The past 24 hours have been weird.
Last night I had a talk with Mike and ended up getting really depressed and sad, and basically deciding that I hate him, hate myself, and that there's no point in being hopeful for anything because even if good things happen they're always only temporary. And of course, that's not me. I don't hate myself at all. I may somewhat hate the way I've been acting at certain times during the past six weeks, but I don't hate ME. And I don't hate him, either. Not even remotely. And that's not actually how I feel about life most of the time at all. The majority of my life has been very good, and I have no reason to expect that it won't continue to be good. Just because I'm in a bit of a slump right now relationship-wise is no reason to freak out and change my entire outlook on life. Besides, the rest of my life is going remarkably well at the moment, as far as friendships and school go. I realize that I need to focus on the positive and quit letting my mind spiral into negativity. And I'm going to stop focusing on the negative. REALLY.
Of course, it's easy to say that right now after a good, busy day. I still don't have a lot of control over the sadness. It still hits me like a wave sometimes and just sends me into this insane, self-destructive mode (Not physically self-destructive, nothing that intense. It's a mental thing) . Luckily the waves of sadness get farther and farther apart week by week, and I know that they'll just keep spacing out more and more. Seriously, though, I'm determined to try my best to keep focusing on the positive. I don't need anymore nights like last night.

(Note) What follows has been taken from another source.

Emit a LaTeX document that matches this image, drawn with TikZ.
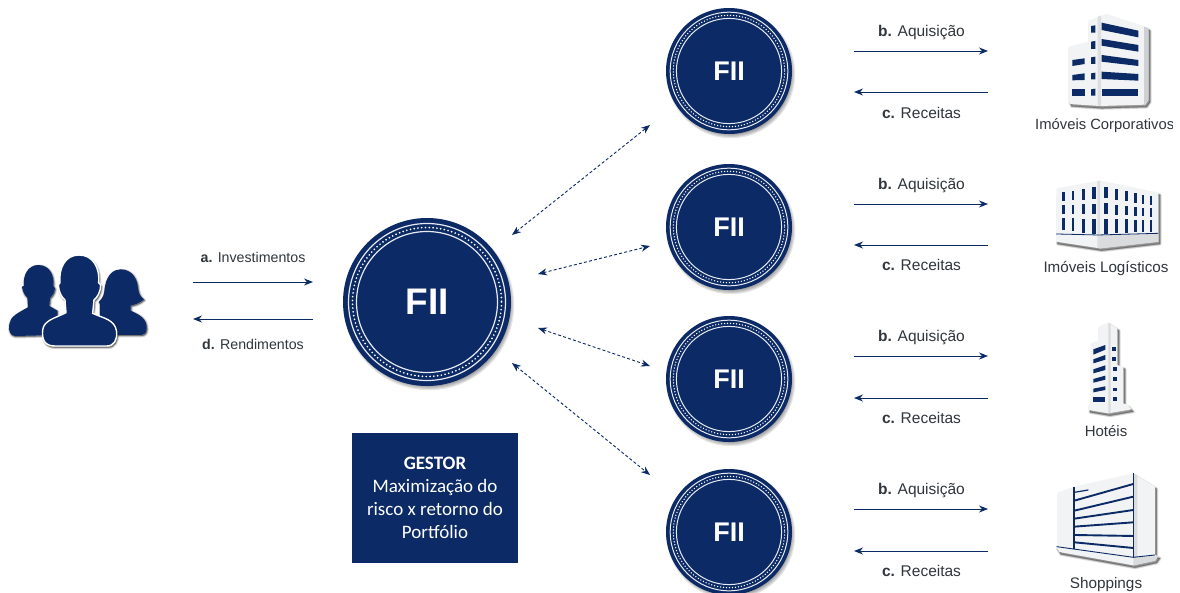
\documentclass[tikz,border=0pt]{standalone}
\usepackage{fontspec}
\setmainfont{Liberation Sans}
\newfontfamily\gestorfont{Carlito}
\usetikzlibrary{arrows.meta}
\definecolor{navy}{HTML}{0B2A66}
\definecolor{wall}{HTML}{F2F3F4}
\definecolor{wallside}{HTML}{CFD0D3}
\definecolor{lbl}{HTML}{30363C}
\newcommand{\softpath}[1]{\foreach \w in {3,1.5,0.4}{\filldraw[black,opacity=.14,line width=\w pt,line join=round] #1;}}
\newcommand{\softdisc}[3]{\foreach \w in {-4,-2,0,2}{\fill[black,opacity=.10] (#1+2,#2+3) circle ({#3+\w*0.6});}}
\tikzset{
 x=1pt,y=-1pt,
 flow/.style={navy,line width=1pt,-{Stealth[length=9pt,width=7pt]}},
 link/.style={navy,line width=.9pt,dash pattern=on 3pt off 2.2pt,{Stealth[length=9pt,width=7pt]}-{Stealth[length=9pt,width=7pt]}},
 lab/.style={text=lbl,font=\fontsize{15.5}{17}\selectfont,inner sep=0pt,anchor=center},
 labsm/.style={lab,font=\fontsize{14.2}{16}\selectfont},
 fiibig/.style={circle,fill=navy,inner sep=0pt,minimum size=168pt,text=white,font=\fontsize{37}{38}\selectfont\bfseries,
  path picture={\coordinate (c) at (path picture bounding box.center);
   \draw[white!90!navy,line width=1.2pt] (c) circle (78.5);
   \draw[white!90!navy,line width=1.2pt] (c) circle (70.5);
   \draw[white,line width=1.9pt,line cap=round,dash pattern=on 0pt off 3.8pt] (c) circle (74.5);}},
 fiismall/.style={circle,fill=navy,inner sep=0pt,minimum size=126pt,text=white,font=\fontsize{27}{28}\selectfont\bfseries,
  path picture={\coordinate (c) at (path picture bounding box.center);
   \draw[white!90!navy,line width=1pt] (c) circle (58.8);
   \draw[white!90!navy,line width=1pt] (c) circle (52.6);
   \draw[white,line width=1.5pt,line cap=round,dash pattern=on 0pt off 3pt] (c) circle (55.7);}},
 gestorbox/.style={fill=navy,text=white,inner sep=0pt,minimum width=166pt,minimum height=130pt,align=center,
  font=\gestorfont\fontsize{19}{23}\selectfont},
 win/.style={fill=navy},
}
\begin{document}
\begin{tikzpicture}
\useasboundingbox (0,0) rectangle (1180,592);
\fill[white] (0,0) rectangle (1180,592);

% people
\begin{scope}[shift={(0,220)},x=.3333pt,y=-.3333pt]
\def\pL{(115,135) .. controls (148,135) and (163,165) .. (160,198) -- (165,205) .. controls (163,222) and (155,228) .. (150,235) -- (148,258) -- (172,272) -- (172,345) -- (45,348) .. controls (28,345) and (25,330) .. (28,312) .. controls (30,290) and (55,278) .. (84,262) -- (82,232) .. controls (75,228) and (68,215) .. (66,200) -- (72,198) .. controls (68,165) and (85,135) .. (115,135) -- cycle}
\def\pR{(362,148) .. controls (395,148) and (412,175) .. (414,205) .. controls (416,225) and (425,232) .. (432,238) .. controls (420,250) and (400,255) .. (392,257) -- (392,272) .. controls (420,285) and (440,295) .. (440,325) .. controls (440,340) and (432,345) .. (420,345) -- (300,345) -- (300,250) .. controls (292,248) and (300,242) .. (305,236) .. controls (315,222) and (312,210) .. (316,195) .. controls (322,165) and (340,148) .. (362,148) -- cycle}
\def\pC{(237,105) .. controls (280,105) and (300,145) .. (296,188) -- (302,195) .. controls (302,215) and (292,232) .. (282,240) -- (278,280) .. controls (310,295) and (345,298) .. (350,335) .. controls (352,360) and (342,378) .. (320,378) -- (165,378) .. controls (135,378) and (125,360) .. (128,330) .. controls (132,300) and (165,295) .. (198,278) -- (195,240) .. controls (185,232) and (176,215) .. (175,195) -- (180,188) .. controls (176,145) and (195,105) .. (237,105) -- cycle}
\softpath{[shift={(2,3)}] \pL}
\softpath{[shift={(2,3)}] \pR}
\fill[navy] \pL;
\fill[navy] \pR;
\softpath{[shift={(3,5)}] \pC}
\filldraw[navy,draw=white,line width=1.4pt] \pC;
\end{scope}

% central hub and funds
\softdisc{427}{302}{84}
\node[fiibig] (hub) at (427,302) {FII};
\foreach \n/\y in {1/71,2/227,3/379,4/532}{
 \softdisc{729}{\y}{63}
 \node[fiismall] (fii\n) at (729,\y) {FII};
}

% gestor
\node[gestorbox] (gestor) at (435,498) {\textbf{GESTOR}\\Maximização do\\risco x retorno do\\Portfólio};

% investor flows
\node[labsm] (lbla) at (253,257) {\textbf{a.} Investimentos};
\node[labsm] (lbld) at (253,344) {\textbf{d.} Rendimentos};
\coordinate (a1) at (193,282); \coordinate (a2) at (313,282);
\coordinate (d1) at (313,319); \coordinate (d2) at (193,319);
\draw[flow] (a1) -- (a2);
\draw[flow] (d1) -- (d2);

% dashed links
\coordinate (h1) at (512,235); \coordinate (f1) at (650,125);
\coordinate (h2) at (538,274); \coordinate (f2) at (650,246);
\coordinate (h3) at (538,328); \coordinate (f3) at (650,366);
\coordinate (h4) at (512,363); \coordinate (f4) at (650,475);
\foreach \n in {1,2,3,4}{\draw[link] (h\n) -- (f\n);}

% acquisition / revenue rows
\foreach \n/\yb/\yc/\lb/\lc in {1/51/92/33/113,2/204/245/186/265,3/356/398/338/418,4/509/551/491/571}{
 \coordinate (b\n s) at (854,\yb); \coordinate (b\n e) at (988,\yb);
 \coordinate (c\n s) at (988,\yc); \coordinate (c\n e) at (854,\yc);
 \draw[flow] (b\n s) -- (b\n e);
 \draw[flow] (c\n s) -- (c\n e);
 \node[lab] (lblb\n) at (921.5,\lb) {\textbf{b.} Aquisição};
 \node[lab] (lblc\n) at (921.5,\lc) {\textbf{c.} Receitas};
}

% building 1
\begin{scope}[shift={(1020,0)},x=.3333pt,y=-.3333pt]
\def\shape{(205,62) -- (258,42) -- (375,80) -- (385,85) -- (385,300) -- (375,314) -- (240,318) -- (150,312) -- (145,300) -- (145,140) -- (205,125) -- cycle}
\softpath{[shift={(5,7)}] \shape}
\fill[wall] \shape;
\fill[wallside] (372,80) -- (385,85) -- (385,300) -- (372,314) -- cycle;
\fill[wallside!60!wall] (233,50) -- (243,47) -- (243,318) -- (233,318) -- cycle;
\foreach \ya/\yb/\yc/\yd in {68/92/112/90,117/135/155/137,165/180/198/185,215/222/242/237,268/268/288/288}{
 \fill[win] (245,\ya) -- (355,\yb) -- (355,\yc) -- (245,\yd) -- cycle;}
\foreach \ya/\yb in {78/98,125/147,172/192,220/238,268/287}{
 \fill[win] (213,\ya) -- (226,\ya-2) -- (226,\yb) -- (213,\yb) -- cycle;}
\foreach \ya/\yb/\yc/\yd in {180/175/192/198,225/220/240/241,268/268/288/288}{
 \fill[win] (157,\ya) -- (194,\yb) -- (194,\yc) -- (157,\yd) -- cycle;}
\end{scope}
\node[lab,anchor=west,font=\fontsize{14.8}{16}\selectfont] (lbl1) at (1035,126) {Imóveis Corporativos};
\fill[white] (1172.5,115) rectangle (1180,137);

% building 2
\begin{scope}[shift={(1020,0)},x=.3333pt,y=-.3333pt]
\def\shape{(110,565) -- (240,542) -- (415,578) -- (415,725) -- (240,745) -- (108,725) -- (108,700) -- cycle}
\softpath{[shift={(5,7)}] \shape}
\fill[wall] \shape;
\fill[wallside!70!wall] (240,705) -- (415,700) -- (415,725) -- (240,745) -- cycle;
\fill[wallside!60!wall] (232,543) -- (240,542) -- (240,745) -- (232,743) -- cycle;
\foreach \x/\t/\b/\w in {127/576/690/7,155/572/694/8,185/568/698/9,217/562/702/11,252/561/702/11,285/568/700/9,315/574/698/8,343/580/697/7,367/585/696/6,390/588/695/5}{
 \pgfmathsetmacro{\rone}{\t+(\b-\t)*.24}
 \pgfmathsetmacro{\rtwo}{\t+(\b-\t)*.35}
 \pgfmathsetmacro{\rthr}{\t+(\b-\t)*.58}
 \pgfmathsetmacro{\rfou}{\t+(\b-\t)*.68}
 \pgfmathsetmacro{\xr}{\x+\w}
 \fill[win] (\x,\t) rectangle (\xr,\rone);
 \fill[win] (\x,\rtwo) rectangle (\xr,\rthr);
 \fill[win] (\x,\rfou) rectangle (\xr,\b);
}
\draw[navy,line width=.8pt] (108,702) -- (235,705) -- (415,700);
\end{scope}
\node[lab,font=\fontsize{15.2}{17}\selectfont] (lbl2) at (1106,268) {Imóveis Logísticos};

% building 3
\begin{scope}[shift={(1020,310)},x=.3333pt,y=-.3333pt]
\def\shape{(235,50) -- (265,38) -- (292,55) -- (292,165) -- (310,170) -- (310,280) -- (322,285) -- (335,298) -- (265,310) -- (205,300) -- (205,285) -- (212,280) -- (212,100) -- (235,92) -- cycle}
\softpath{[shift={(5,7)}] \shape}
\fill[wall] \shape;
\fill[wallside!70!wall] (265,38) -- (272,42) -- (272,308) -- (265,310) -- cycle;
\foreach \a/\b/\c/\d in {118/105/119/134,148/135/149/160,178/166/180/190,207/197/209/218,236/229/240/247,262/262/275/275}{
 \fill[win] (220,\a) -- (256,\b) -- (256,\c) -- (220,\d) -- cycle;}
\foreach \x/\a/\b in {277/110/122,277/140/152,280/170/182,280/202/214,280/233/243,280/262/273}{
 \fill[win] (\x,\a) rectangle (\x+10,\b);}
\end{scope}
\node[lab,font=\fontsize{15}{17}\selectfont] (lbl3) at (1106,431) {Hotéis};

% building 4
\begin{scope}[shift={(1020,310)},x=.3333pt,y=-.3333pt]
\def\shape{(112,548) -- (162,530) -- (340,490) -- (405,530) -- (405,735) -- (415,738) -- (405,752) -- (340,766) -- (118,726) -- (108,710) -- (112,705) -- cycle}
\softpath{[shift={(5,7)}] \shape}
\fill[wall] \shape;
\fill[wallside!70!wall] (340,490) -- (352,497) -- (352,742) -- (340,742) -- cycle;
\fill[wallside!70!wall] (340,742) -- (415,738) -- (405,752) -- (340,766) -- cycle;
\foreach \l/\r in {572/522,602/560,626/600,650/637,675/678,697/714}{
 \draw[navy,line width=1.9pt] (163,\l) -- (340,\r);}
\draw[navy,line width=1.2pt] (163,547) -- (205,540);
\draw[navy,line width=1.2pt] (162,532) -- (162,716);
\draw[navy,line width=1.2pt] (340,490) -- (340,742);
\draw[navy,line width=.9pt] (110,710) -- (340,742) -- (405,735);
\end{scope}
\node[lab,font=\fontsize{15.3}{17}\selectfont] (lbl4) at (1106,585) {Shoppings};
\end{tikzpicture}
\end{document}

And hey, after my bad night last night I had that candy dream that I mentioned in the post I made earlier today. So who knows, maybe all my troubles really are gonna go away soon.
This post wasn't supposed to be about me, though. I'm getting bored with talking about me and my stupid emotions. It's not entertaining to anyone. Not that I'm actually trying to be entertaining here, per se, but I'm pretty sure I've exhausted the whole Me-and-Mike-and-Is-He-The-One?-And-Why-Does-He-Have-A-Girlfriend-Who-Doesn't-Even-Give-Me-The-Satisfaction-Of-Actually-Being-Better-Than-Me-In-Any-Way?-And-Why-Do-I-Even-Care-About-Him?-I-Can-Find-Someone-Else topic.
No, what I wanted to say is that the past 24 hours have not been a good time for relationships in general. Kymberli called me last night crying and upset about issues with her boyfriend. I felt awful for her, especially since I can commiserate right now, being so down about a guy myself. I helped as much as possible (which probably wasn't much at all, honestly). Then this morning Jenny called me, also crying about relationship stuff. So in the past 24 hours I have cried, and two of my best friends have called me in tears.
I was telling Matthew about it on our way to rehearsal this afternoon, and I said, "This is ridiculous. On the bright side, at least it's not just me. Something has to be up in the world right now."
And Matthew said, in all seriousness, "Oh yeah. Mercury went into retrograde today, AND there's a solar eclipse."
Thank you, Matthew. That must be it. I always overlook the obvious answers like the planets affecting my sense of well-being. [Insert dripping sarcasm here]
Matthew makes me smile. Honestly, though, at least now I have a good excuse for not being myself yesterday. I blame it all on Mercury. Fuckin' Mercury.